E os africanos resistiam

Não pense você que os africanos aceitaram passivamente a experiência do tráfico. Os episódios de resistência estão amplamente documentados pelas historiadoras e historiadores. Mas muitos falaram por si. O africano Olaudah Equiano escreveu uma autobiografia, um best seller no final do século 18, na qual narrava a sua experiência desde o sequestro no continente africano, o transporte forçado pelo Oceano Atlântico e a vida em cativeiro nas Américas. Seu relato foi peça fundamental na campanha pela abolição do tráfico britânico, que acabou em 1807.

Outros episódios falam da resistência ainda dentro dos navios. O caso mais famoso é o do barco cubano "Amistad". Os africanos da região de Serra Leoa tomaram o controle da embarcação, mas ficaram à deriva, indo parar no litoral dos Estados Unidos em 1839. Iniciou-se uma batalha jurídica entre representantes espanhóis e americanos, envolvendo políticos, religiosos e abolicionistas. Ao final, venceram os africanos, que conseguiram comprovar seu cativeiro ilícito e retornaram à África. A história espetacular dos sobreviventes do "Amistad" já foi retratada em livros e até em filme.

Aqui, no Brasil, os africanos contrabandeados após 1831 também foram à Justiça para comprovar a ilegalidade do tráfico. O livro recente da historiadora Beatriz Mamigonian mostra diversos desses episódios de batalhas no campo jurídico. A luta pela liberdade nunca deixou de existir no horizonte desses homens e mulheres, fosse no mar ou em terra.

As memórias do tráfico, ontem e hoje

Há diversas ações no campo das memórias do tráfico negreiro. Na cidade de Ouidah, no Benim, um monumento foi erguido para relembrar os mais de 2 milhões de pessoas que deixaram aquele porto para uma vida de escravidão nas Américas, a Porta do Não-Retorno. Há um turismo associado à história do tráfico em outros países africanos.

Em Nantes, um dos principais portos negreiros franceses, foi criado um memorial da abolição da escravidão e uma exposição permanente no museu de história da sobre o seu papel no tráfico negreiro. Essas duas ações são conectadas por um passeio pelas ruas da cidade, mostrando construções associadas ao comércio de seres humanos.

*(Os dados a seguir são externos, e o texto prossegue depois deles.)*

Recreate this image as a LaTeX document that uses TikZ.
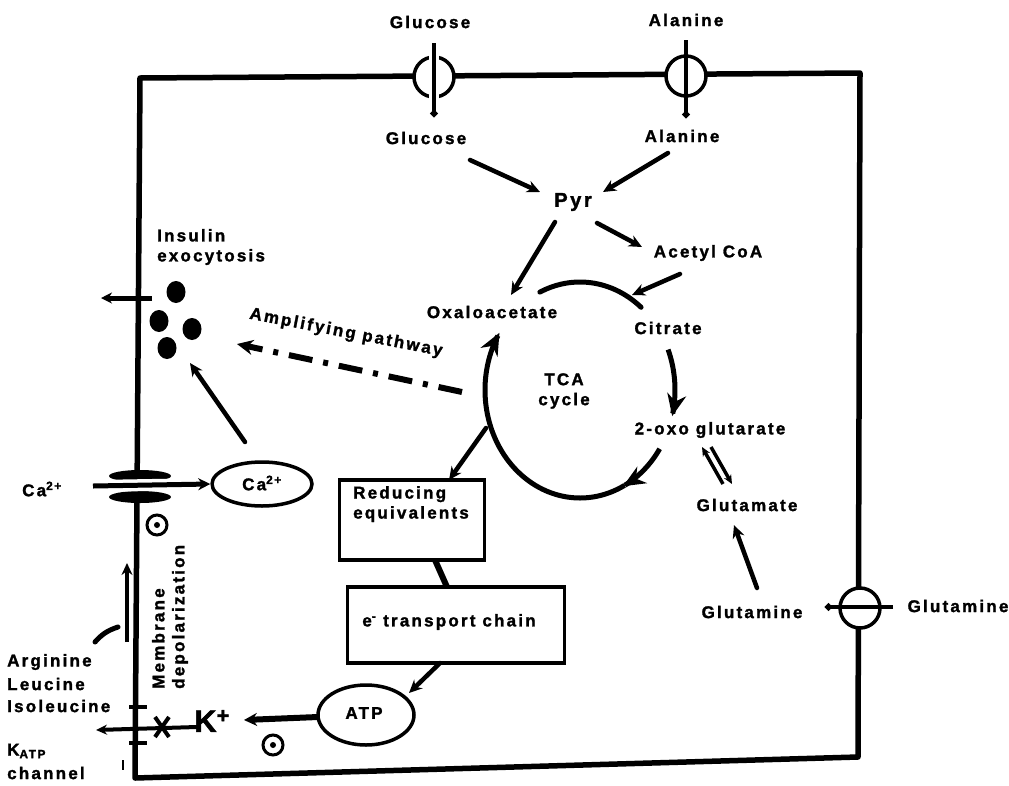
\documentclass[tikz,border=0pt]{standalone}
\usepackage{fontspec}
\setmainfont{Liberation Sans}[LetterSpace=13, BoldFont={Liberation Sans Bold}, BoldFeatures={FakeBold=1.6, LetterSpace=13}]
\usetikzlibrary{arrows.meta,shapes.geometric,calc}
\begin{document}
\begin{tikzpicture}[x=1pt,y=-1pt,
  lab/.style={font=\fontsize{17}{20}\selectfont\bfseries, inner sep=1pt},
  wall/.style={line width=5.5pt, line join=round},
  arr/.style={line width=4.5pt, line cap=round, -{Stealth[length=13pt,width=12pt]}},
  bigarr/.style={line width=5pt, -{Stealth[length=22pt,width=19pt]}},
  plain/.style={line width=5pt, line cap=round},
  dotend/.style={line width=4pt, -{Circle[length=7pt,width=7pt]}},
  ves/.style={fill=black, ellipse, inner sep=0pt, minimum width=19pt, minimum height=22pt},
  boxn/.style={draw, line width=3.5pt, rectangle, inner sep=0pt},
  oval/.style={draw, line width=3.5pt, ellipse, inner sep=0pt},
  tport/.style={draw, circle, fill=white, line width=3.5pt, minimum size=40pt, inner sep=0pt},
  odot/.style={draw, circle, line width=3pt, minimum size=20pt, inner sep=0pt}
]
\useasboundingbox (0,0) rectangle (1009,785);
% cell membrane
\draw[wall] (140,78) -- (860,73) -- (858,757) -- (135,778) -- cycle;

% ---------- transporters ----------
\node[lab] (glcO) at (430,22) {Glucose};
\node[tport] (glcT) at (434,77) {};
\draw[white, line width=10pt] (434,55) -- (434,99);
\coordinate (glcTop) at (434,43);
\coordinate (glcBot) at (434,117);
\draw[dotend] (glcTop) -- (glcBot);

\node[lab] (alaO) at (686,20) {Alanine};
\node[tport] (alaT) at (686,76) {};
\coordinate (alaTop) at (686,40);
\coordinate (alaBot) at (686,118);
\draw[dotend] (alaTop) -- (alaBot);

\node[lab] (glnO) at (958,606) {Glutamine};
\node[tport] (glnT) at (860,608) {};
\coordinate (glnR) at (893,607);
\coordinate (glnL) at (825,607);
\draw[dotend] (glnR) -- (glnL);

% ---------- metabolites ----------
\node[lab] (glcI) at (426,138) {Glucose};
\node[lab] (alaI) at (682,136) {Alanine};
\node[lab, font=\fontsize{20}{22}\selectfont\bfseries] (pyr) at (573,202) {Pyr};
\node[lab] (acoa) at (708,253) {Acetyl CoA};
\node[lab] (oaa) at (492,312) {Oxaloacetate};
\node[lab] (cit) at (668,328) {Citrate};
\node[lab, align=center] (tca) at (564,391) {TCA\\cycle};
\node[lab] (oxo) at (710,430) {2-oxo glutarate};
\node[lab] (glu) at (747,505) {Glutamate};
\node[lab] (glnI) at (752,612) {Glutamine};

\coordinate (a1s) at (470,160); \coordinate (a1e) at (540,192);
\draw[arr] (a1s) -- (a1e);
\coordinate (a2s) at (668,153); \coordinate (a2e) at (603,192);
\draw[arr] (a2s) -- (a2e);
\coordinate (a3s) at (597,223); \coordinate (a3e) at (642,247);
\draw[arr] (a3s) -- (a3e);
\coordinate (a4s) at (555,222); \coordinate (a4e) at (511,295);
\draw[arr] (a4s) -- (a4e);
\coordinate (a5s) at (680,274); \coordinate (a5e) at (632,295);
\draw[arr] (a5s) -- (a5e);

% TCA cycle ring
\draw[plain] plot[domain=-115:-50, samples=30, smooth] ({580+95*cos(\x)},{390+108*sin(\x)});
\draw[bigarr] plot[domain=-22:14, samples=20, smooth] ({580+95*cos(\x)},{390+108*sin(\x)});
\draw[bigarr] plot[domain=33:63, samples=20, smooth] ({580+95*cos(\x)},{390+108*sin(\x)});
\draw[bigarr] plot[domain=62:212, samples=60, smooth] ({580+95*cos(\x)},{390+108*sin(\x)});

% 2-oxo glutarate <-> glutamate
\coordinate (d1s) at (723,484); \coordinate (d1e) at (702,447);
\draw[line width=3.5pt, -{Stealth[length=9pt,width=8pt]}] (d1s) -- (d1e);
\coordinate (d2s) at (711,447); \coordinate (d2e) at (732,484);
\draw[line width=3.5pt, -{Stealth[length=9pt,width=8pt]}] (d2s) -- (d2e);
\coordinate (g1s) at (757,588); \coordinate (g1e) at (734,525);
\draw[arr] (g1s) -- (g1e);

% ---------- energy chain ----------
\node[boxn, minimum width=145pt, minimum height=80pt] (red) at (412,520) {};
\node[lab, anchor=north west, align=left] (redt) at (352,485) {Reducing\\equivalents};
\node[boxn, minimum width=217pt, minimum height=76pt] (etc) at (456,625) {};
\node[lab] (etct) at (449,622) {e\textsuperscript{-} transport chain};
\node[oval, minimum width=96pt, minimum height=60pt] (atp) at (366,715) {};
\node[lab] (atpt) at (364,713) {ATP};

\coordinate (r1s) at (486,428); \coordinate (r1e) at (449,480);
\draw[arr] (r1s) -- (r1e);
\coordinate (r2s) at (435,560); \coordinate (r2e) at (447,587);
\draw[line width=6pt] (r2s) -- (r2e);
\coordinate (r3s) at (440,663); \coordinate (r3e) at (409,693);
\draw[arr] (r3s) -- (r3e);

% ---------- K_ATP channel ----------
\node[lab, font=\fontsize{31}{33}\selectfont\bfseries] (kp) at (212,721) {K\textsuperscript{+}};
\coordinate (k1s) at (318,717); \coordinate (k1e) at (244,720);
\draw[line width=6pt, -{Stealth[length=13pt,width=13pt]}] (k1s) -- (k1e);
\coordinate (kx) at (162,727);
\coordinate (kcs) at (197,727); \coordinate (kce) at (96,730);
\draw[line width=4pt, -{Stealth[length=11pt,width=10pt]}] (kcs) -- (kce);
\draw[line width=4pt] ($(kx)+(-7,-10)$) -- ($(kx)+(7,10)$);
\draw[line width=4pt] ($(kx)+(7,-10)$) -- ($(kx)+(-7,10)$);
\draw[line width=4pt] (129,707) -- (147,707);
\draw[line width=4pt] (129,743) -- (147,743);
\draw[line width=2.5pt] (123,760) -- (123,770);
\node[odot] (od2) at (273,745) {};
\fill (od2.center) circle (3pt);

\node[lab, anchor=west] (arg) at (6,662) {Arginine};
\node[lab, anchor=west] (leu) at (6,684) {Leucine};
\node[lab, anchor=west] (ile) at (6,706) {Isoleucine};
\node[lab, anchor=west] (katp) at (6,751) {K\textsubscript{ATP}};
\node[lab, anchor=west] (chan) at (6,773) {channel};

\coordinate (dp1) at (127,642); \coordinate (dp2) at (127,563);
\draw[line width=4pt, -{Stealth[length=12pt,width=11pt]}] (dp1) -- (dp2);
\coordinate (cv1) at (95,642); \coordinate (cv2) at (118,627);
\draw[line width=5pt, line cap=round] (cv1) to[bend left=15] (cv2);
\node[lab, rotate=90, anchor=west, align=left] (memb) at (170,690) {Membrane\\depolarization};

% ---------- Ca channel ----------
\fill (140,476) ellipse [x radius=31, y radius=6];
\fill (140,497) ellipse [x radius=31, y radius=6];
\node[lab] (caO) at (42,489) {Ca\textsuperscript{2+}};
\node[oval, minimum width=100pt, minimum height=44pt] (caI) at (262,484) {};
\node[lab] (caIt) at (262,483) {Ca\textsuperscript{2+}};
\coordinate (cas) at (93,486);
\draw[white, line width=12pt] (cas) -- (caI.west);
\draw[line width=5pt, -{Stealth[length=12pt,width=12pt]}] (cas) -- (caI.west);
\node[odot] (od1) at (157,525) {};
\fill (od1.center) circle (3pt);

% ---------- insulin ----------
\node[lab, anchor=west, align=left] (ins) at (156,247) {Insulin\\exocytosis};
\node[ves] (v1) at (176,292) {};
\node[ves] (v2) at (159,321) {};
\node[ves] (v3) at (192,329) {};
\node[ves] (v4) at (167,348) {};
\coordinate (ex1) at (152,298); \coordinate (ex2) at (101,298);
\draw[line width=5pt, -{Stealth[length=11pt,width=11pt]}] (ex1) -- (ex2);
\coordinate (cv3) at (245,442); \coordinate (cv4) at (190,363);
\draw[arr] (cv3) -- (cv4);

% amplifying pathway
\node[lab, rotate=-11] (amp) at (346,333) {Amplifying pathway};
\coordinate (am1) at (462,392); \coordinate (am2) at (237,344);
\draw[line width=6pt, dash pattern=on 24pt off 11pt on 5pt off 11pt, -{Stealth[length=16pt,width=15pt]}] (am1) -- (am2);
\end{tikzpicture}
\end{document}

Enquanto isso, no Brasil, o Cais do Valongo, no Rio de Janeiro, principal porto de entrada de africanos escravizados na cidade, Patrimônio Histórico da Humanidade reconhecido pela Unesco desde 2017, está à míngua, apesar das iniciativas dos movimentos sociais, grupos religiosos de matriz africana e da comunidade de historiadores e historiadoras em preservá-lo. O Instituto dos Pretos Novos, local que no século 19 era o cemitério dos africanos recém-chegados que não sobreviveram à jornada transatlântica, necessita de maior atenção das autoridades governamentais e conhecimento do público.

Muita gente fez fortuna com esse negócio, cujo patrimônio chega até hoje. Na Inglaterra, bancos como o Lloyds e o Barclays tinham ligações profundas com o tráfico negreiro e a escravidão. Os dados são do projeto "Legacies of British Slavery Ownership" (Legados da propriedade escravista britânica), do University College London. Já passou da hora de fazer algo semelhante para o Brasil.